Another excellent little museum within the Tito’s Cave complex, Drvar’s ethnographic museum does exactly what you assume an ethnographic museum is going to do. Small but perfectly formed, the museum showcases traditions and heritage from these parts over the centuries through tools, costumes, photographs, and more.

Church in Drvar © John Bills

Temple of St Sava (Crkva svetog Save)

Right in the heart of Drvar sits the Temple of St Sava, another in a long line of Serbian Orthodox Churches intended to look as old as the hills yet still shimmer with modernity. Built in 1939, it is an impressive structure, all sharp lines and towers, adding a layer of calm to the centre of town. The commies initially used it as a storehouse for salt, but it was returned to its rightful purpose in the late ‘60s, only to be looted and damaged during the most recent war. Today, the church straddles that all-too-impossible line between peaceful certainty and painful memory, providing a beacon of faith to the people of Drvar while also reminding them of the violence of history. Titova

Crna Kraljica © Opstina Drvar

Crna Kraljica

Hills surround Drvar, so it isn’t a massive shock to learn that there are secret charms hidden within. Just 7 miles outside of Drvar (a 20-minute drive or a taxing three-hour walk past stray dogs, don’t do it), the remains of the Crna Kraljica fortress sit perched on rocks and crags high above the canyon. How people built these fortresses, I will never know. What I do know is that the pessimistically titled Last King of Bosnia, Stjepan Tomašević, hid here from the Ottomans, along with his wife, Maria (born Jelena). Maria was fond of wearing black, which explains the name. I’m not 100% sure what the actual name of the fortress is, but Visuć Grad seems to be the most likely. Anyway, getting here involves some heck of a hike, so good luck.
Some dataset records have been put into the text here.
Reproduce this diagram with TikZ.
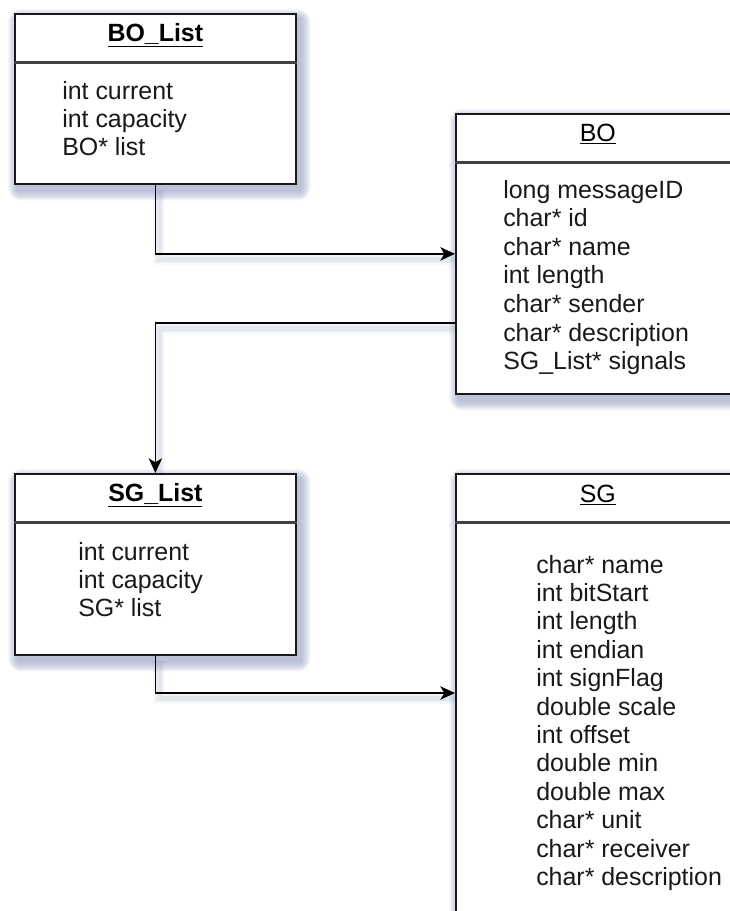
\documentclass[tikz,border=0pt]{standalone}
\usepackage{fontspec}
\setmainfont{Liberation Sans}
\usetikzlibrary{calc,arrows.meta}
\pgfdeclarelayer{bg}
\pgfsetlayers{bg,main}
\definecolor{shadowc}{RGB}{120,132,175}
\tikzset{
  classbox/.style={draw=black!90, line width=1.3pt, fill=white, inner sep=0pt, anchor=north west},
  titletext/.style={font=\fontsize{18.7}{21}\selectfont, anchor=base, inner sep=0pt},
  fieldtext/.style={font=\fontsize{18.7}{21}\selectfont, anchor=base west, inner sep=0pt, text=black!90},
  divider/.style={draw=black!75, line width=1.6pt},
  link/.style={draw=black, line width=1.3pt, -{Stealth[length=11pt,width=10pt,inset=3pt]}},
}
% soft drop shadow behind a class box
\newcommand\boxshade[1]{%
  \foreach \k in {0,...,9}{%
    \pgfmathsetmacro\rr{10-\k}%
    \fill[shadowc, opacity=0.065, rounded corners=\rr pt]
      ($(#1.north west)+(4-10+\k, 6-10+\k)$) rectangle ($(#1.south east)+(4+10-\k, 6+10-\k)$);
  }}
% soft shadow under a connector
\newcommand\linkshade[1]{%
  \foreach \w/\o in {9/0.05,6/0.07,3.5/0.09}{%
    \draw[shadowc, line width=\w pt, opacity=\o, transform canvas={xshift=3pt,yshift=-4pt}] #1;
  }}
\begin{document}
\begin{tikzpicture}[x=0.75pt, y=-0.75pt]
  \useasboundingbox (0,0) rectangle (730,911);
  \clip (0,0) rectangle (730,911);

  % class boxes
  \node[classbox, minimum width=210.75pt, minimum height=127.5pt] (bolist) at (14,13) {};
  \node[classbox, minimum width=213pt, minimum height=210pt] (bo) at (455,113) {};
  \node[classbox, minimum width=210.75pt, minimum height=135.75pt] (sglist) at (14,473) {};
  \node[classbox, minimum width=213pt, minimum height=352.5pt] (sg) at (455,473) {};

  % header dividers
  \foreach \b in {bolist,bo,sglist,sg}{
    \draw[divider] ($(\b.north west)+(0,49.5)$) -- ($(\b.north east)+(0,49.5)$);
  }

  % class names
  \node[titletext] (bolist-title) at ($(bolist.north)+(0,28)$) {\textbf{\underline{BO\_List}}};
  \node[titletext] (bo-title) at ($(bo.north)+(0,28)$) {\underline{BO}};
  \node[titletext] (sglist-title) at ($(sglist.north)+(0,28.5)$) {\textbf{\underline{SG\_List}}};
  \node[titletext] (sg-title) at ($(sg.north)+(0,29)$) {\underline{SG}};

  % fields
  \foreach \t [count=\i] in {int current, int capacity, BO* list}
    \node[fieldtext] (bolist-\i) at ($(bolist.north west)+(48,86+28*\i-28)$) {\t};
  \foreach \t [count=\i] in {long messageID, char* id, char* name, int length,
      char* sender, char* description, SG\_List* signals}
    \node[fieldtext] (bo-\i) at ($(bo.north west)+(48,85+28.6*\i-28.6)$) {\t};
  \foreach \t [count=\i] in {int current, int capacity, SG* list}
    \node[fieldtext] (sglist-\i) at ($(sglist.north west)+(64,87+28*\i-28)$) {\t};
  \foreach \t [count=\i] in {char* name, int bitStart, int length, int endian,
      int signFlag, double scale, int offset, double min, double max,
      char* unit, char* receiver, char* description}
    \node[fieldtext] (sg-\i) at ($(sg.north west)+(81,100+28.4*\i-28.4)$) {\t};

  % connector end points on box sides
  \coordinate (bo-out) at ($(bo.north west)+(0,210)$);
  \coordinate (sg-in) at ($(sg.north west)+(0,220)$);

  % shadows
  \begin{pgfonlayer}{bg}
    \boxshade{bolist}
    \boxshade{bo}
    \boxshade{sglist}
    \boxshade{sg}
    \linkshade{(bolist.south) |- (bo.west)}
    \linkshade{(bo-out) -| (sglist.north)}
    \linkshade{(sglist.south) |- (sg-in)}
  \end{pgfonlayer}

  % connectors
  \draw[link] (bolist.south) |- (bo.west);
  \draw[link] (bo-out) -| (sglist.north);
  \draw[link] (sglist.south) |- (sg-in);
\end{tikzpicture}
\end{document}
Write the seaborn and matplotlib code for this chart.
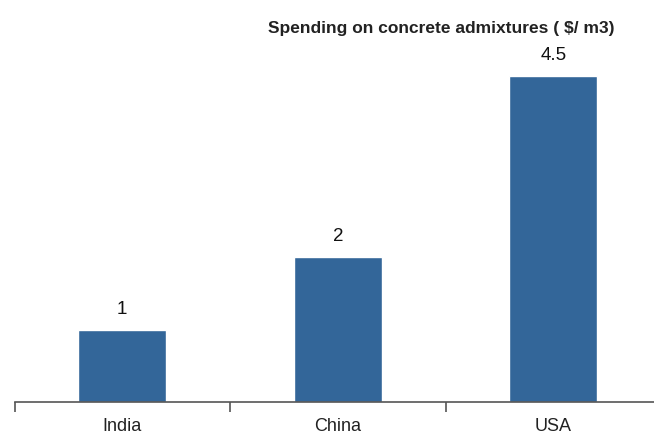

Etno Selo Dodig © DMZ001 // Shutterstock.com

Etno Selo Dodig

If you like your Etno selos wild and authentic, Dodig is the place for you. This is a proper wilderness expedition, so don’t expect much in the way of mod cons and creature comforts. However, if you want those things, stay in a hotel, right? Etno Selo Dodig is all about the natural world and the ebb and flow of life within, embracing the beauty of the surroundings and serving up some damn delicious traditional meals along the way. Dodig is located 6 miles or so north of town. Podovi, +387 60 32 42 677

BREWS, BOOZE, AND BITES

Etno Selo Dodig © DMZ001 // Shutterstock.com

Drvar is a small town in the midst of an economic crisis, so there aren’t many food and drink options to be found. Hotel Drvar (Titova 25, +387 34 961 961) and Time Out (Titova 23, +387 66 879 066) are next to each other in the centre of town and represent the best options in Drvar proper, serving acceptable food and decent coffee. Outside of the centre, Dodig (Podovi, +387 60 32 42 677) is the place to go, with delicious food in a fabulously rural setting.

SLEEPING

Guesthouse Trikić in Drvar © John Bills

Hotel Drvar (Titova 25, +387 34 961 961) is smack bang in the centre of town and a great option for anyone after a bit of Yugostalgia, though it does mean foregoing most creature comforts. If you are travelling in a group, the real value is a little outside the centre (not far from Tito’s Cave) at Guesthouse Trikić, a large house that can sleep about 7 or 8 people, all told. The owner is a super-friendly old gentleman who will almost certainly join you in sampling some homemade rakija, if that is your bag. If you’ve got a car, Etno SeloDodig (Podovi, +387 60 32 42 677) is the best option, by far.